I believe that literature about the refugee experience and romance, or literature in general related to refugees, has often been subjected to censorship and a paternalistic attitude. While this may have stemmed from good intentions, it’s hard to ignore the fact that it is based on significant misunderstandings and crude assumptions. I had to advocate for my books that focus on intimacy with publishers, agents, and industry insiders, as well as with people from similar backgrounds as mine. When I was writing Silence is My Mother Tongue, for example, some individuals I was working with at the time expressed concerns about the book’s focus on sex and sexuality – this was also the case with The Seers. It’s as if losing your home also strips away your desires. 

But people have intimate relationships, fall in love, and engage in heinous acts in refugee camps, like the two I lived in as a child in Sudan. It also made sense to me that actually the theme of sex centres itself in my books about refugees, because when people flee from wars, they often leave with few belongings and sometimes without their families. So, in exile, surrounded by loneliness and scarcity, their bodies become a focal point. Their skin tells stories of violence, scars, neglect, which some choose to heal with gentle touches, and by opening themselves to lovers. In The Seers, for instance, Hannah uses sex as a way to reclaim her humanity, especially as the asylum process seeks to disintegrate her and gnaw at her mind. Desire becomes a torch that she directs internally first to see the love she has within herself before sharing it with others.
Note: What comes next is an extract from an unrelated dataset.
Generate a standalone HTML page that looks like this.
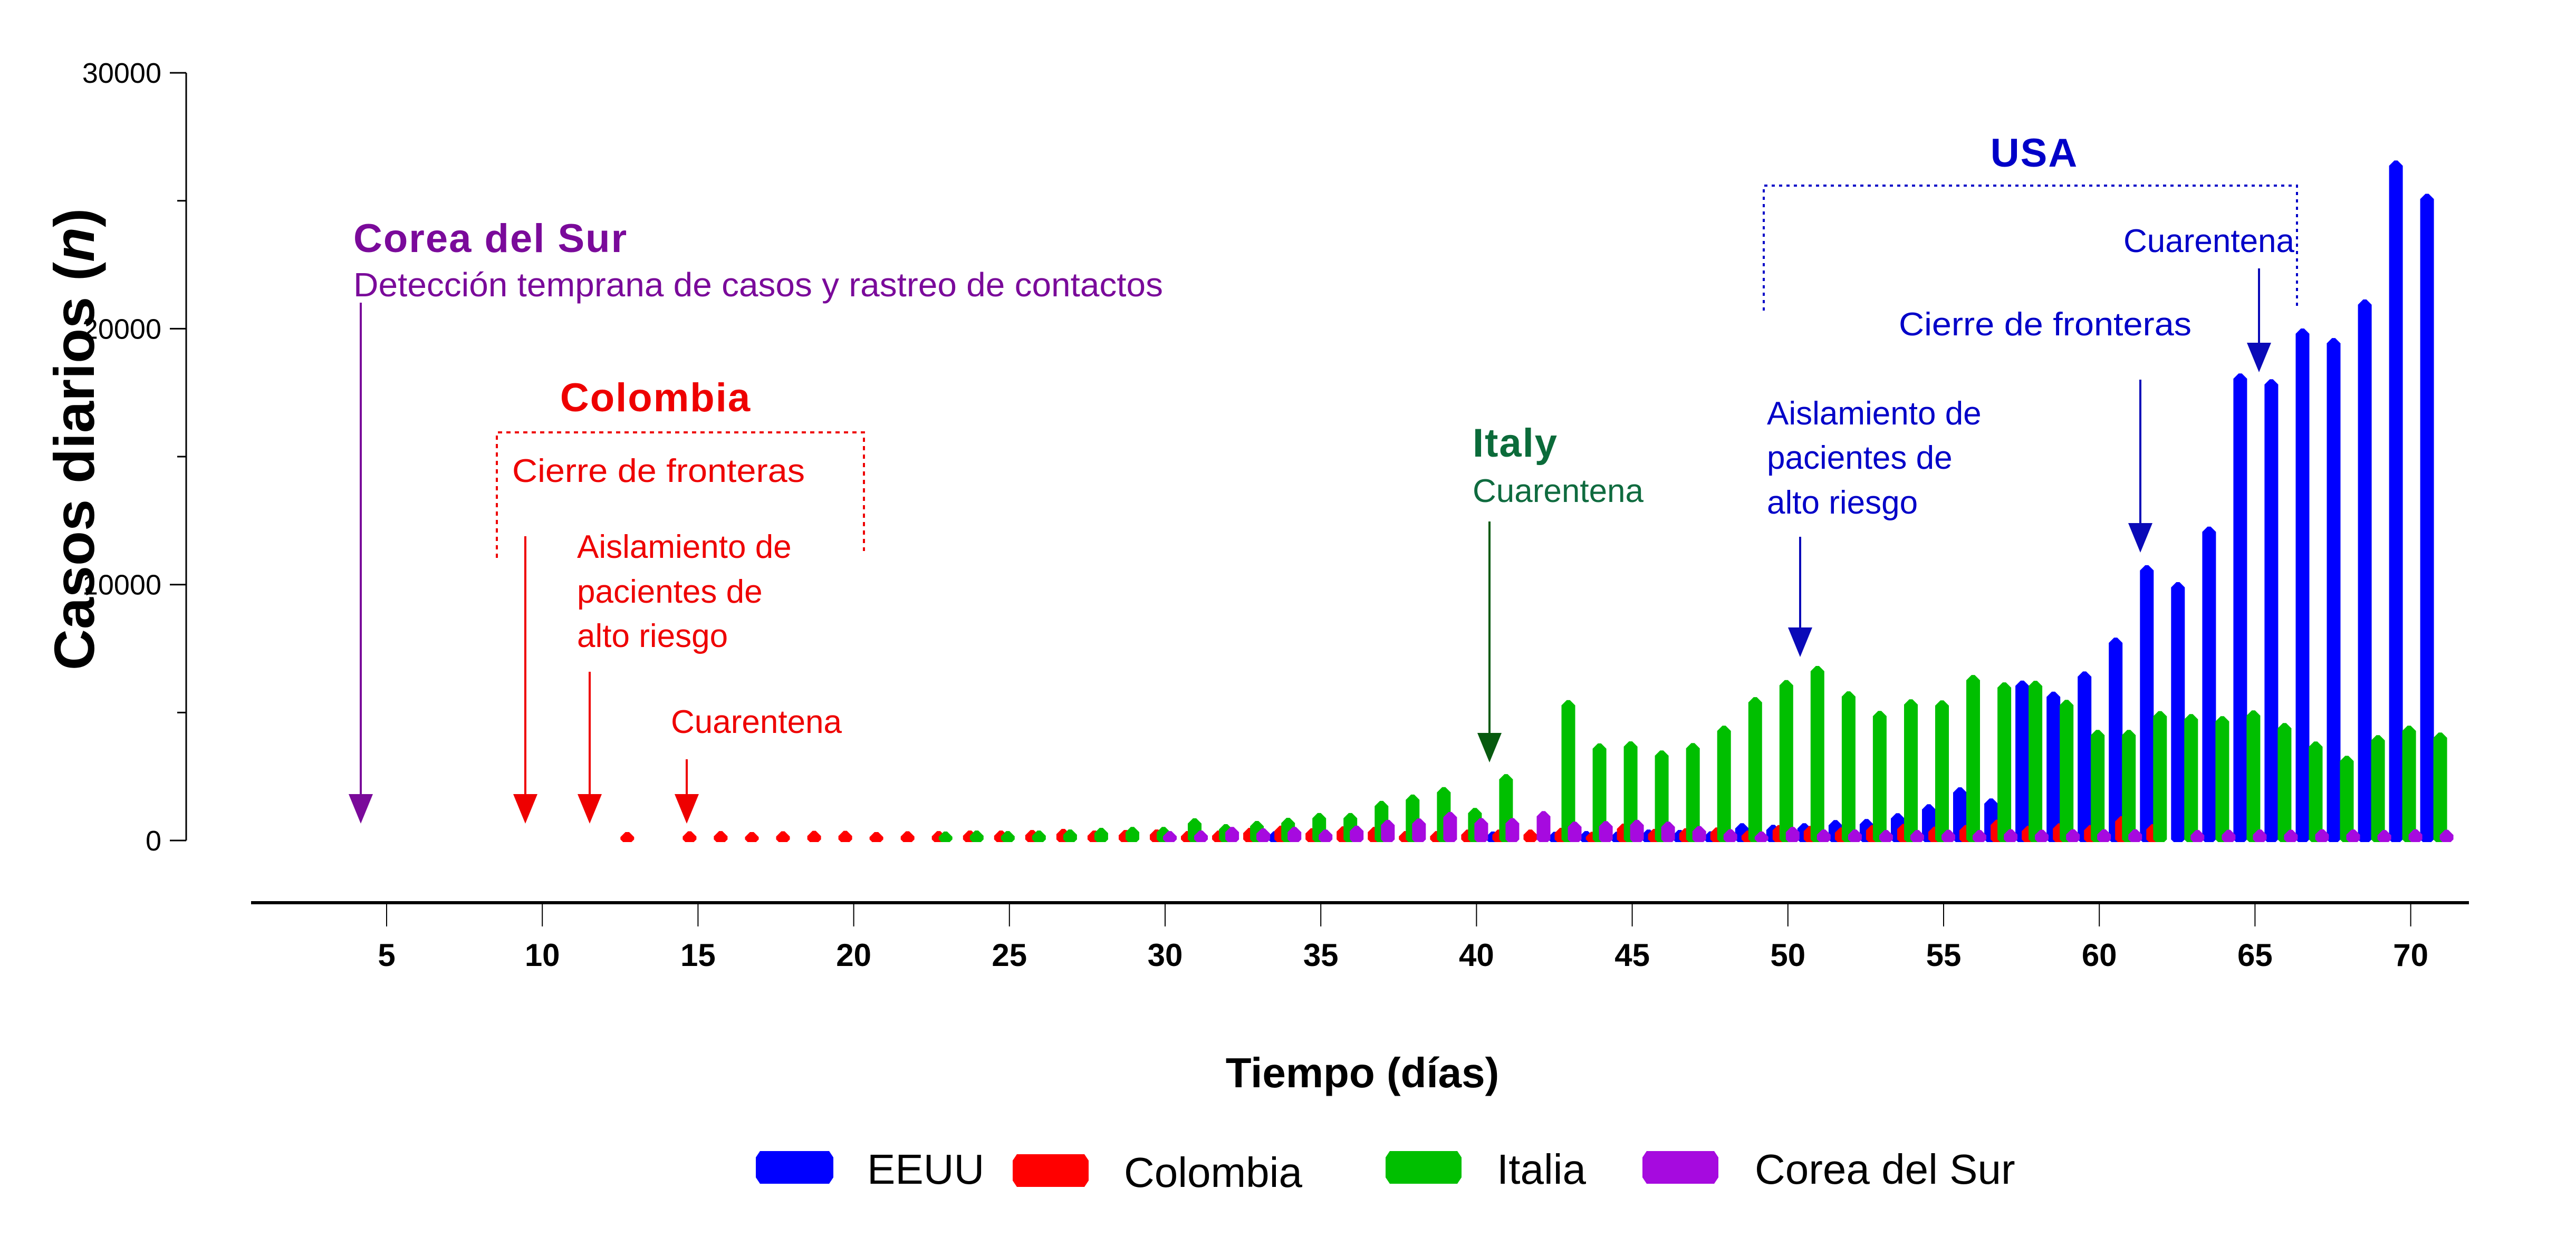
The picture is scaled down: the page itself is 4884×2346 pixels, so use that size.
<!DOCTYPE html>
<html><head><meta charset="utf-8">
<style>
html,body{margin:0;padding:0;background:#fff;}
svg{display:block;font-family:"Liberation Sans",Arial,sans-serif;}
</style></head>
<body>
<svg id="chart" width="4884" height="2346" viewBox="0 0 4884 2346" xmlns="http://www.w3.org/2000/svg">
  <rect width="4884" height="2346" fill="#fff"/>
  <g id="bars"></g>
  <g id="axes"></g>

  <text transform="translate(178,833) rotate(-90)" text-anchor="middle" font-size="108" font-weight="bold" fill="#000">Casos diarios (<tspan font-style="italic">n</tspan>)</text>
  <text x="2583" y="2062" text-anchor="middle" font-size="80" font-weight="bold" fill="#000">Tiempo (días)</text>

  <!-- Korea annotation -->
  <g fill="#7A0A9A">
    <text x="670" y="478" font-size="76" font-weight="bold" letter-spacing="2">Corea del Sur</text>
    <text x="670" y="562" font-size="64" textLength="1535" lengthAdjust="spacingAndGlyphs">Detección temprana de casos y rastreo de contactos</text>
    <line x1="684" y1="574" x2="684" y2="1510" stroke="#7A0A9A" stroke-width="4"/>
    <polygon points="661,1506 707,1506 684,1562"/>
  </g>

  <!-- Colombia annotation -->
  <g fill="#EE0000">
    <text x="1243" y="780" text-anchor="middle" font-size="76" font-weight="bold" letter-spacing="2">Colombia</text>
    <polyline points="942,1058 942,820 1638,820 1638,1045" fill="none" stroke="#EE0000" stroke-width="4" stroke-dasharray="8,8"/>
    <text x="971" y="914" font-size="62" textLength="555" lengthAdjust="spacingAndGlyphs">Cierre de fronteras</text>
    <line x1="996" y1="1017" x2="996" y2="1510" stroke="#EE0000" stroke-width="4"/>
    <polygon points="973,1506 1019,1506 996,1562"/>
    <text x="1094" y="1058" font-size="62">Aislamiento de</text>
    <text x="1094" y="1143" font-size="62">pacientes de</text>
    <text x="1094" y="1227" font-size="62">alto riesgo</text>
    <line x1="1118" y1="1274" x2="1118" y2="1510" stroke="#EE0000" stroke-width="4"/>
    <polygon points="1095,1506 1141,1506 1118,1562"/>
    <text x="1272" y="1390" font-size="62">Cuarentena</text>
    <line x1="1302" y1="1440" x2="1302" y2="1510" stroke="#EE0000" stroke-width="4"/>
    <polygon points="1279,1506 1325,1506 1302,1562"/>
  </g>

  <!-- Italy annotation -->
  <g>
    <text x="2792" y="866" font-size="76" font-weight="bold" fill="#0B6B3A" letter-spacing="2">Italy</text>
    <text x="2792" y="952" font-size="62" fill="#0F6B3F">Cuarentena</text>
    <line x1="2824" y1="989" x2="2824" y2="1394" stroke="#075A0F" stroke-width="4"/>
    <polygon points="2801,1390 2847,1390 2824,1446" fill="#075A0F"/>
  </g>

  <!-- USA annotation -->
  <g fill="#0000C8">
    <text x="3857" y="316" text-anchor="middle" font-size="76" font-weight="bold" letter-spacing="2">USA</text>
    <polyline points="3344,589 3344,352 4355,352 4355,581" fill="none" stroke="#0000C8" stroke-width="4" stroke-dasharray="6,8"/>
    <text x="4026" y="478" font-size="62">Cuarentena</text>
    <line x1="4283" y1="509" x2="4283" y2="654" stroke="#0A0AB8" stroke-width="4"/>
    <polygon points="4260,650 4306,650 4283,706" fill="#0A0AB8"/>
    <text x="3600" y="636" font-size="62" textLength="555" lengthAdjust="spacingAndGlyphs">Cierre de fronteras</text>
    <line x1="4058" y1="720" x2="4058" y2="996" stroke="#0A0AB8" stroke-width="4"/>
    <polygon points="4035,992 4081,992 4058,1048" fill="#0A0AB8"/>
    <text x="3350" y="805" font-size="62">Aislamiento de</text>
    <text x="3350" y="889" font-size="62">pacientes de</text>
    <text x="3350" y="974" font-size="62">alto riesgo</text>
    <line x1="3413" y1="1018" x2="3413" y2="1194" stroke="#0A0AB8" stroke-width="4"/>
    <polygon points="3390,1190 3436,1190 3413,1246" fill="#0A0AB8"/>
  </g>

  <!-- Legend -->
  <g font-size="80" fill="#000">
    <g>
      <polygon points="1441,2183 1572,2183 1580,2195 1580,2233 1572,2245 1441,2245 1433,2233 1433,2195" fill="#0000FF"/>
      <text x="1644" y="2245">EEUU</text>
    </g>
    <g>
      <polygon points="1928,2189 2056,2189 2064,2201 2064,2239 2056,2251 1928,2251 1920,2239 1920,2201" fill="#FF0000"/>
      <text x="2131" y="2251">Colombia</text>
    </g>
    <g>
      <polygon points="2635,2183 2763,2183 2771,2195 2771,2233 2763,2245 2635,2245 2627,2233 2627,2195" fill="#00BF00"/>
      <text x="2838" y="2245">Italia</text>
    </g>
    <g>
      <polygon points="3122,2183 3250,2183 3258,2195 3258,2233 3250,2245 3122,2245 3114,2233 3114,2195" fill="#A60ADF"/>
      <text x="3327" y="2245">Corea del Sur</text>
    </g>
  </g>
</svg>
<script>
// ---- data (days 13..71) ----
const days = [13,14,15,16,17,18,19,20,21,22,23,24,25,26,27,28,29,30,31,32,33,34,35,36,37,38,39,40,41,42,43,44,45,46,47,48,49,50,51,52,53,54,55,56,57,58,59,60,61,62,63,64,65,66,67,68,69,70,71];
const eeuu = [null,null,null,null,null,null,null,null,null,null,null,null,null,null,null,null,null,null,null,null,null,
  30,null,null,null,null,null,null,20,null,10,
  40,15,96,83,28,344,282,344,468,510,737,1088,1749,1315,5920,5486,6277,7600,10428,9767,11935,17923,17696,19678,19306,20814,26244,24943];
const colombia = [0,null,
  30,40,0,30,50,50,0,30,40,60,60,80,124,60,80,100,40,60,165,250,150,225,200,40,40,96,96,96,165,10,330,124,150,180,60,275,240,180,275,320,210,275,482,240,340,275,620,310,
  null,null,null,null,null,null,null,null,null];
const italia = [null,null,null,null,null,null,null,null,null,null,
  20,60,40,60,100,165,200,200,537,310,433,557,743,743,1218,1466,1755,943,2265,
  null,
  5156,3463,3545,3187,3476,4157,5272,5940,6491,5499,4735,5189,5148,6139,5850,5912,5168,3991,3991,4728,4611,4528,4755,4260,3537,2980,3785,4157,3888];
const corea = [null,null,null,null,null,null,null,null,null,null,null,null,null,null,null,null,null,
  40,60,200,145,200,96,248,475,530,785,545,545,820,405,427,475,405,235,110,20,200,100,100,80,80,90,80,110,90,110,110,110,
  null,
  80,90,100,90,110,100,80,110,90];
const yTicks = [0,10000,20000,30000];
const yTickLabels = ["0","10000","20000","30000"];
const yMinorTicks = [5000,15000,25000];
const xTicks = [5,10,15,20,25,30,35,40,45,50,55,60,65,70];

// ---- scales ----
const NS = "http://www.w3.org/2000/svg";
function xScale(d){ return 733 + (d - 5) * 59.04; }
function yScale(v){ return 1594 - v * 0.04853; }
const BASE = 1597, BW = 26;

function mk(tag, attrs, parent){
  const e = document.createElementNS(NS, tag);
  for (const k in attrs) e.setAttribute(k, attrs[k]);
  parent.appendChild(e);
  return e;
}
const barsG = document.getElementById('bars');
const axesG = document.getElementById('axes');

function barPoints(L, T, B){
  const h = B - T;
  const c = Math.min(10, h / 2);
  const c2 = Math.min(5, h / 2);
  return [[L,T+c],[L+c,T],[L+BW-c,T],[L+BW,T+c],[L+BW,B-c2],[L+BW-c2,B],[L+c2,B],[L,B-c2]]
    .map(p => p[0].toFixed(1) + ',' + p[1].toFixed(1)).join(' ');
}
const series = [
  {vals: eeuu, off: -41, color: '#0000FF', key: 'eeuu'},
  {vals: colombia, off: -29, color: '#FF0000', key: 'colombia'},
  {vals: italia, off: -16, color: '#00BF00', key: 'italia'},
  {vals: corea, off: -4, color: '#A60ADF', key: 'corea'}
];
series.forEach(s => {
  s.vals.forEach((v, i) => {
    if (v === null) return;
    const L = xScale(days[i]) + s.off;
    const T = yScale(v) - 16;
    const p = mk('polygon', {points: barPoints(L, T, BASE), fill: s.color}, barsG);
    
    
  });
});

// y axis
const yl = mk('line', {x1: 353, y1: yScale(30000), x2: 353, y2: yScale(0), stroke: '#000', 'stroke-width': 3}, axesG);


yTicks.forEach((t, i) => {
  const y = yScale(t);
  const tk = mk('line', {x1: 322, y1: y, x2: 353, y2: y, stroke: '#000', 'stroke-width': 3}, axesG);
  
  
  const tx = mk('text', {x: 306, y: y + 19, 'text-anchor': 'end', 'font-size': 54, fill: '#000'}, axesG);
  tx.textContent = yTickLabels[i];
  
  
});
yMinorTicks.forEach(t => {
  const y = yScale(t);
  const tk = mk('line', {x1: 336, y1: y, x2: 353, y2: y, stroke: '#000', 'stroke-width': 3}, axesG);
  
  
});

// x axis
const xl = mk('line', {x1: 476, y1: 1712, x2: 4681, y2: 1712, stroke: '#000', 'stroke-width': 6}, axesG);


xTicks.forEach(d => {
  const x = xScale(d);
  const tk = mk('line', {x1: x, y1: 1712, x2: x, y2: 1757, stroke: '#000', 'stroke-width': 2}, axesG);
  
  
  const tx = mk('text', {x: x, y: 1832, 'text-anchor': 'middle', 'font-size': 60, 'font-weight': 'bold', fill: '#000'}, axesG);
  tx.textContent = String(d);
  
  
});
</script>
</body></html>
Funny that you mentioned Tóibín. If I’m not mistaken, he was the one who said that the strength of Irish literature comes from its writers being able to confront taboos. I might be misquoting him, but I remember reading something along those lines. And I agree. In fact, a significant part of my writing career was dedicated to rewriting myself before writing my books. I achieved this by erasing the concept of taboos from my mind. In that sense, I have no grey zone, no borders of any kind. I surrender to my characters and go wherever they take me, even if these places are disturbing, confronting and disgusting. Learning to grant freedom to your characters is as important a technique as knowing how to show, not tell.

You wrote: ‘Xehay is highly literate in the anatomy of his desires.’ How does sexuality transcend language barriers (if at all)? 

The barriers to sexual freedom are not due to language but to tradition and patriarchy.

I often reminisce about my childhood in Sudan, where I was surrounded by people, particularly women, as I was raised by women, who couldn’t read or write but expressed deep love and affection. Their sensuality was evident in their gestures, smiles, and the way they carried themselves around men I suspected they liked.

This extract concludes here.